Tuesday, 20 October 2015

Missing data: never, never use 99!

The myth of the 99

My heart sinks every time I come across data with 9, 99, 999, 9999 and other real numbers used to indicate missing data. There are still supervisors (though they are getting pretty old by now) that advise students to do this. It's a myth particularly prevalent among SPSS users. 


The use of actual numbers as missing values takes us way back to the seventies, when computers were run by punched card. They looked like this:

And yes, thats SPSS on those cards!
When you were building a dataset, you had to tell the computer what kind of variable each variable was, and how much storage space it needed. Numeric variables could only contain numbers, and so researchers had a problem: what happened when the information was missing. 
The SPSS solution was to use declare one of the numbers to be a missing value.

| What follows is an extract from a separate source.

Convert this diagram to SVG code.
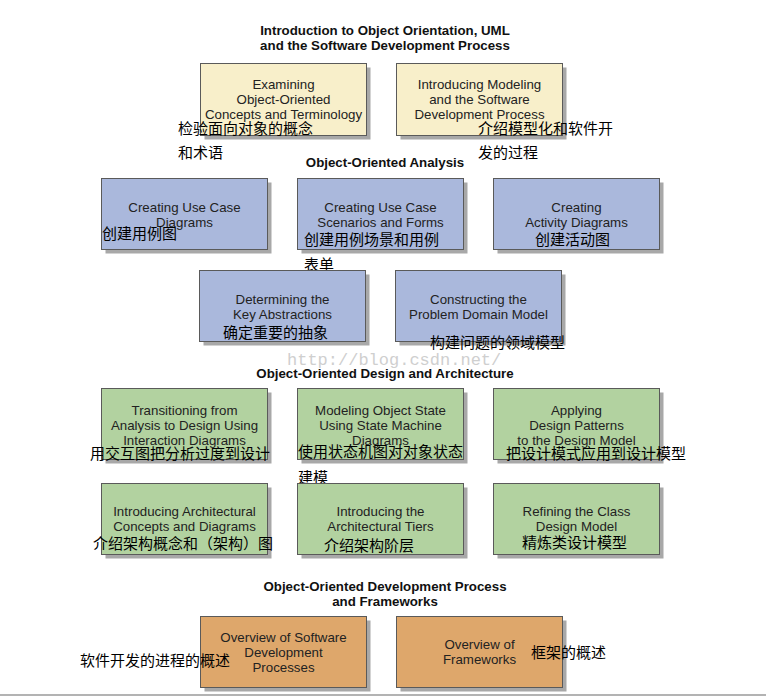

This overcame the problem of storing missing values in a column of numeric data, but it also opened the floodgates to a lot of really risky calculations. Because if you forgot to tell SPSS about your missing value, then the information would be treated as real.

Myth: you must have a numeric missing value

Every modern statistics package since Bob Dylan was alive in a meaningful sense has been able to handle missing values. By this I mean that if you leave a blank, it is correctly interpreted. It will automatically be assigned a missing value by the package. 
Let me repeat: you do not have to have special numeric missing values.

Missing – just leave it blank

So if you have missing data, just leave it blank. Your stats package knows what to do. If you need to know why the data were missing, then create a separate variable that codes the reasons. If the reasons are worth analysing, then they are worth coding properly.